Изолирование предмета у Хармса сродни изолированию эстетического объекта. Недаром он вводит в цитированные тексты об исчезновении художника картину и т. д.
Приобретая автономию, эстетический объект (текст, произведение искусства) тяготеет к определенной форме законченности. Законченность может выступать как эквивалент изолированности. Между тем, как показал Гадамер, мы не может иметь однозначных критериев, которые позволяли бы оценивать его законченность. Как мы судим о законченности вещи? — спрашивает Гадамер. На основании ее использования и предназначения. Если вещь способна выполнять поставленную перед ней задачу, она закончена:
Как бы рационально и трезво мы ни относились к художественной «продукции», большинство того, что мы называем искусством, не предназначено к использованию, и никто не делает выводов о ее завершенности, исходя из ее предназначения.

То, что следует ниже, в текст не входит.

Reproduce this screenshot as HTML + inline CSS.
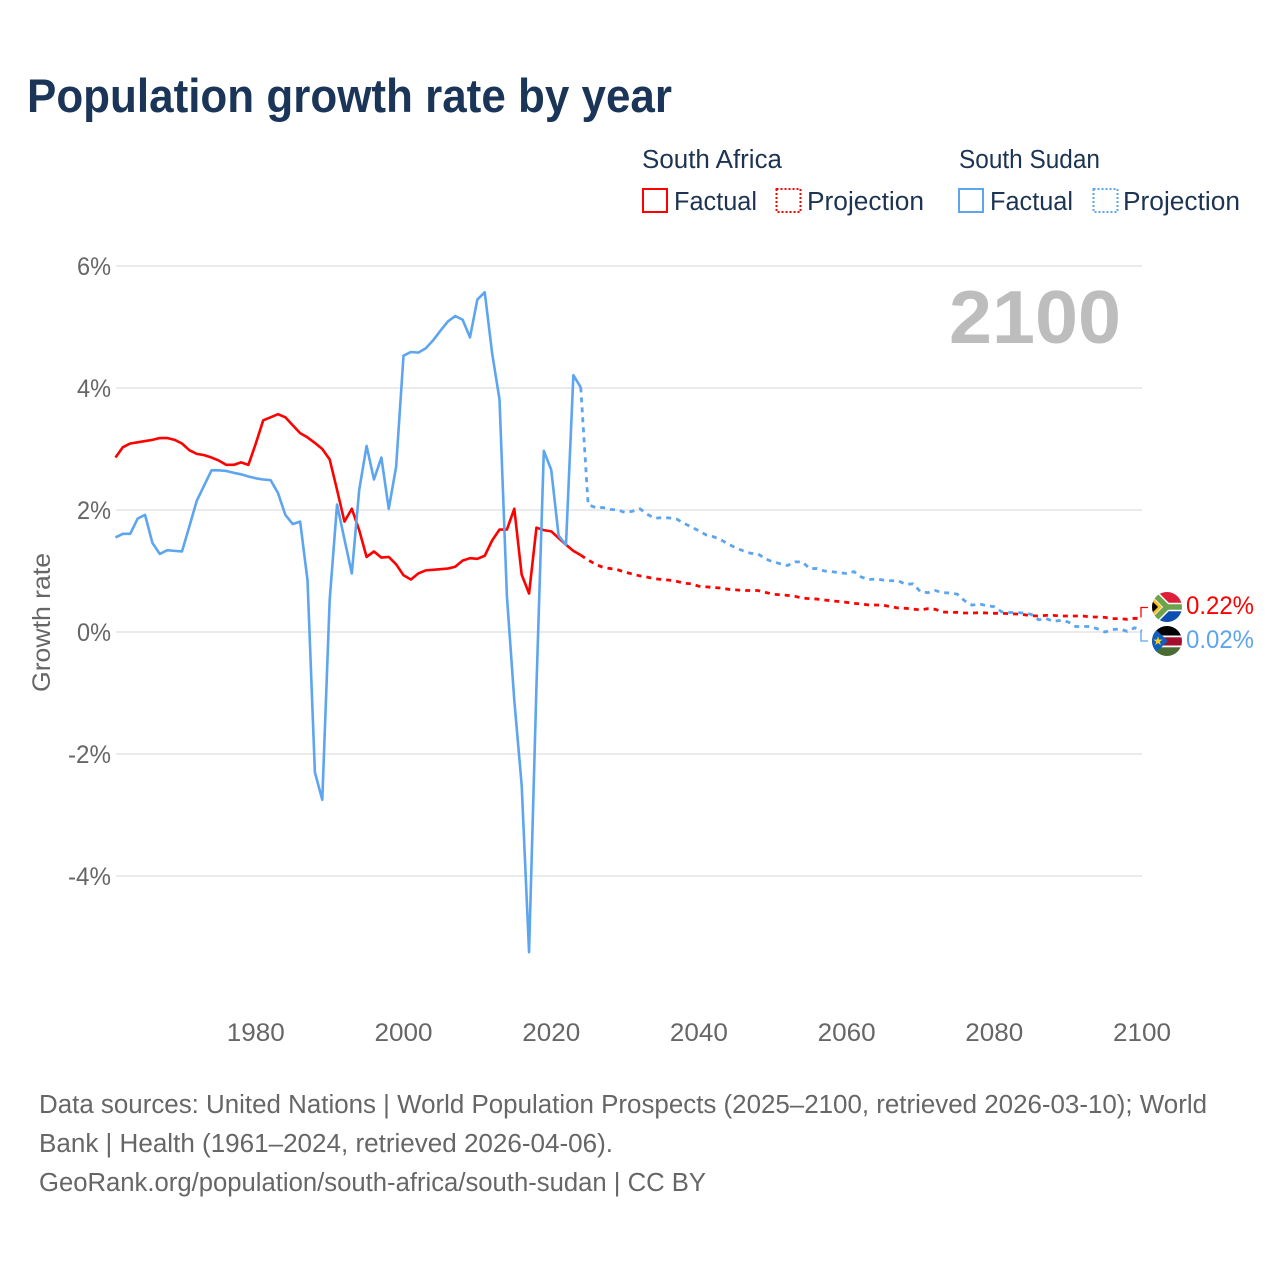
<!DOCTYPE html>
<html lang="en">
<head>
<meta charset="utf-8">
<title>Population growth rate by year</title>
<style>
html,body{margin:0;padding:0;background:#fff;width:1280px;height:1280px;overflow:hidden}
svg{display:block}
text{font-family:"Liberation Sans",sans-serif}
</style>
</head>
<body>
<svg id="chart" xmlns="http://www.w3.org/2000/svg" width="1280" height="1280" viewBox="0 0 1280 1280">
  <defs>
    <clipPath id="clip-sa"><circle cx="1167" cy="607" r="15"/></clipPath>
    <clipPath id="clip-ss"><circle cx="1167" cy="641" r="15"/></clipPath>
  </defs>
  <rect width="1280" height="1280" fill="#fff"/>
  <text x="27" y="112" font-size="47" font-weight="700" fill="#1a3557" textLength="645" lengthAdjust="spacingAndGlyphs">Population growth rate by year</text>

  <g fill="#1c3353" font-size="25.500">
    <text x="642" y="168" textLength="140" lengthAdjust="spacingAndGlyphs">South Africa</text>
    <text x="959" y="168" textLength="141" lengthAdjust="spacingAndGlyphs">South Sudan</text>
    <rect x="643" y="189" width="24" height="23" fill="none" stroke="#ff0000" stroke-width="2"/>
    <text x="674" y="210" textLength="83" lengthAdjust="spacingAndGlyphs">Factual</text>
    <rect x="776.500" y="189" width="24" height="23" fill="none" stroke="#ff0000" stroke-width="2" stroke-dasharray="2 2"/>
    <text x="807" y="210" textLength="117" lengthAdjust="spacingAndGlyphs">Projection</text>
    <rect x="959" y="189" width="24" height="23" fill="none" stroke="#5da5ee" stroke-width="2"/>
    <text x="990" y="210" textLength="83" lengthAdjust="spacingAndGlyphs">Factual</text>
    <rect x="1093.500" y="189" width="24" height="23" fill="none" stroke="#5da5ee" stroke-width="2" stroke-dasharray="2 2"/>
    <text x="1123" y="210" textLength="117" lengthAdjust="spacingAndGlyphs">Projection</text>
  </g>

  <g id="grid"></g>
  <g id="yticks"></g>
  <g id="xticks"></g>
  <text transform="translate(50,692) rotate(-90)" font-size="25" fill="#666" textLength="139" lengthAdjust="spacingAndGlyphs">Growth rate</text>
  <text x="949" y="343" font-size="75" font-weight="700" fill="#bdbdbd" textLength="172" lengthAdjust="spacingAndGlyphs">2100</text>

  <g id="series"></g>

  <path d="M1141 617.500V607.500H1148" fill="none" stroke="#ff0000" stroke-width="1.300"/>
  <path d="M1141 630V641H1148" fill="none" stroke="#5da5ee" stroke-width="1.300"/>

  <g clip-path="url(#clip-sa)">
    <rect x="1152" y="592" width="30" height="15" fill="#de1f3c"/>
    <rect x="1152" y="607" width="30" height="15" fill="#0a4fb0"/>
    <path d="M1150 590L1167 607H1184M1150 624L1167 607" fill="none" stroke="#fff" stroke-width="8.500"/>
    <path d="M1150 590L1167 607H1184M1150 624L1167 607" fill="none" stroke="#6da34d" stroke-width="5.500"/>
    <path d="M1150 595L1162 607L1150 619Z" fill="#f5c02c"/>
    <path d="M1150 599L1158 607L1150 615Z" fill="#000"/>
  </g>
  <g clip-path="url(#clip-ss)">
    <rect x="1152" y="626" width="30" height="11" fill="#000"/>
    <rect x="1152" y="637" width="30" height="9" fill="#a50f2d"/>
    <rect x="1152" y="646" width="30" height="10" fill="#4a6b33"/>
    <rect x="1152" y="635.500" width="30" height="1.800" fill="#fff"/>
    <rect x="1152" y="645.500" width="30" height="1.800" fill="#fff"/>
    <path d="M1152 626L1168 641L1152 656Z" fill="#0f5fc0"/>
    <text x="1158" y="645" font-size="12" text-anchor="middle" fill="#fcd116">★</text>
  </g>

  <text x="1186" y="614" font-size="25" fill="#ff0000" textLength="68" lengthAdjust="spacingAndGlyphs">0.22%</text>
  <text x="1186" y="648" font-size="25" fill="#5da5ee" textLength="68" lengthAdjust="spacingAndGlyphs">0.02%</text>

  <g fill="#666" font-size="25.500">
    <text x="39" y="1113" textLength="1168" lengthAdjust="spacingAndGlyphs">Data sources: United Nations | World Population Prospects (2025–2100, retrieved 2026-03-10); World</text>
    <text x="39" y="1152" textLength="574" lengthAdjust="spacingAndGlyphs">Bank | Health (1961–2024, retrieved 2026-04-06).</text>
    <text x="39" y="1191" textLength="667" lengthAdjust="spacingAndGlyphs">GeoRank.org/population/south-africa/south-sudan | CC BY</text>
  </g>
</svg>
<script>
const factualStartYear = 1961;
const projectionStartYear = 2024;
const southAfricaFactual = [2.86,3.03,3.09,3.11,3.13,3.15,3.18,3.18,3.15,3.09,2.98,2.92,2.90,2.86,2.81,2.74,2.74,2.78,2.74,3.09,3.47,3.52,3.57,3.52,3.39,3.26,3.19,3.10,3.00,2.83,2.33,1.81,2.02,1.67,1.23,1.32,1.22,1.23,1.11,0.93,0.86,0.96,1.01,1.02,1.03,1.04,1.07,1.17,1.21,1.20,1.25,1.50,1.68,1.68,2.02,0.94,0.63,1.71,1.67,1.65,1.54,1.43,1.33,1.26];
const southAfricaProjection = [1.26,1.18,1.11,1.06,1.04,1.02,0.98,0.95,0.92,0.90,0.875,0.86,0.85,0.83,0.80,0.79,0.75,0.74,0.73,0.72,0.70,0.69,0.68,0.68,0.68,0.65,0.62,0.61,0.60,0.585,0.557,0.546,0.54,0.525,0.51,0.50,0.486,0.47,0.46,0.443,0.443,0.437,0.415,0.393,0.388,0.377,0.361,0.382,0.372,0.328,0.322,0.322,0.311,0.311,0.317,0.311,0.306,0.306,0.30,0.295,0.284,0.268,0.262,0.273,0.273,0.262,0.262,0.262,0.262,0.246,0.246,0.24,0.219,0.219,0.208,0.224,0.22];
const southSudanFactual = [1.55,1.61,1.61,1.86,1.92,1.46,1.28,1.34,1.33,1.32,1.73,2.15,2.40,2.65,2.65,2.64,2.61,2.585,2.55,2.52,2.50,2.49,2.28,1.92,1.77,1.81,0.85,-2.30,-2.75,0.52,2.09,1.52,0.96,2.33,3.05,2.50,2.86,2.02,2.71,4.53,4.59,4.58,4.65,4.78,4.94,5.09,5.18,5.12,4.83,5.45,5.57,4.57,3.81,0.59,-1.12,-2.51,-5.25,-0.9,2.97,2.66,1.58,1.43,4.21,4.01];
const southSudanProjection = [4.01,2.09,2.04,2.04,2.01,2.00,1.96,1.98,2.02,1.93,1.865,1.875,1.87,1.85,1.78,1.72,1.66,1.59,1.56,1.51,1.44,1.38,1.33,1.29,1.28,1.20,1.15,1.12,1.09,1.15,1.15,1.04,1.04,1.00,0.99,0.97,0.96,0.99,0.90,0.86,0.87,0.85,0.84,0.84,0.78,0.79,0.66,0.645,0.68,0.645,0.64,0.62,0.51,0.44,0.46,0.43,0.415,0.33,0.32,0.32,0.31,0.29,0.20,0.22,0.175,0.19,0.165,0.09,0.09,0.09,0.05,0,0.04,0.05,0.01,0.07,0.02];
const yTickValues = [6,4,2,0,-2,-4];
const yTickLabels = ["6%","4%","2%","0%","-2%","-4%"];
const xTickValues = [1980,2000,2020,2040,2060,2080,2100];
const xTickLabels = ["1980","2000","2020","2040","2060","2080","2100"];

const SVG_NS = "http://www.w3.org/2000/svg";
function xScale(year){ return 115.5 + (year - 1961) * 7.385; }
function yScale(value){ return 632 - value * 61; }
function pointsFor(values, startYear){
  return values.map(function(v,i){ return xScale(startYear + i).toFixed(2) + "," + yScale(v).toFixed(2); }).join(" ");
}

const gridGroup = document.getElementById("grid");
const yTickGroup = document.getElementById("yticks");
yTickValues.forEach(function(v,i){
  const line = document.createElementNS(SVG_NS,"line");
  
  
  line.setAttribute("x1", 116);
  line.setAttribute("x2", 1142);
  line.setAttribute("y1", yScale(v));
  line.setAttribute("y2", yScale(v));
  line.setAttribute("stroke", "#ebebeb");
  line.setAttribute("stroke-width", "2");
  gridGroup.appendChild(line);
  const label = document.createElementNS(SVG_NS,"text");
  
  
  const labelWidth = yTickLabels[i].length > 2 ? 43 : 34;
  label.setAttribute("x", 111 - labelWidth);
  label.setAttribute("y", yScale(v) + 9);
  label.setAttribute("textLength", labelWidth);
  label.setAttribute("lengthAdjust", "spacingAndGlyphs");
  label.setAttribute("font-size", "25");
  label.setAttribute("fill", "#666");
  label.textContent = yTickLabels[i];
  yTickGroup.appendChild(label);
});

const xTickGroup = document.getElementById("xticks");
xTickValues.forEach(function(y,i){
  const label = document.createElementNS(SVG_NS,"text");
  
  
  label.setAttribute("x", xScale(y) - 29);
  label.setAttribute("y", 1041);
  label.setAttribute("font-size", "25");
  label.setAttribute("fill", "#666");
  label.setAttribute("textLength", "58");
  label.setAttribute("lengthAdjust", "spacingAndGlyphs");
  label.textContent = xTickLabels[i];
  xTickGroup.appendChild(label);
});

const seriesGroup = document.getElementById("series");

const saFactualLine = document.createElementNS(SVG_NS,"polyline");


saFactualLine.setAttribute("points", pointsFor(southAfricaFactual, factualStartYear));
saFactualLine.setAttribute("fill", "none");
saFactualLine.setAttribute("stroke", "#ff0000");
saFactualLine.setAttribute("stroke-width", "2.600");
saFactualLine.setAttribute("stroke-linejoin", "round");
seriesGroup.appendChild(saFactualLine);

const saProjectionLine = document.createElementNS(SVG_NS,"polyline");


saProjectionLine.setAttribute("points", pointsFor(southAfricaProjection, projectionStartYear));
saProjectionLine.setAttribute("fill", "none");
saProjectionLine.setAttribute("stroke", "#ff0000");
saProjectionLine.setAttribute("stroke-width", "2.800");
saProjectionLine.setAttribute("stroke-dasharray", "5 5");
seriesGroup.appendChild(saProjectionLine);

const ssFactualLine = document.createElementNS(SVG_NS,"polyline");


ssFactualLine.setAttribute("points", pointsFor(southSudanFactual, factualStartYear));
ssFactualLine.setAttribute("fill", "none");
ssFactualLine.setAttribute("stroke", "#5da5ee");
ssFactualLine.setAttribute("stroke-width", "2.600");
ssFactualLine.setAttribute("stroke-linejoin", "round");
seriesGroup.appendChild(ssFactualLine);

const ssProjectionLine = document.createElementNS(SVG_NS,"polyline");


ssProjectionLine.setAttribute("points", pointsFor(southSudanProjection, projectionStartYear));
ssProjectionLine.setAttribute("fill", "none");
ssProjectionLine.setAttribute("stroke", "#5da5ee");
ssProjectionLine.setAttribute("stroke-width", "2.800");
ssProjectionLine.setAttribute("stroke-dasharray", "5 5");
seriesGroup.appendChild(ssProjectionLine);
</script>
</body>
</html>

Не значит ли это, что существование произведения искусства выглядит как прерывание творческого процесса, который в действительности направлен за пределы произведения? Возможно, оно вообще не может быть завершено?[320]
По существу, это означает, что за изоляцию от практических нужд, за автономизацию искусство платит своей незавершенностью. Художественный текст поэтому и автономен, и парадоксально незавершен, хотя одно другому как будто противоречит. «Исчезновение» поэтому оказывается и исчезновением «конца» текста, его завершающего элемента.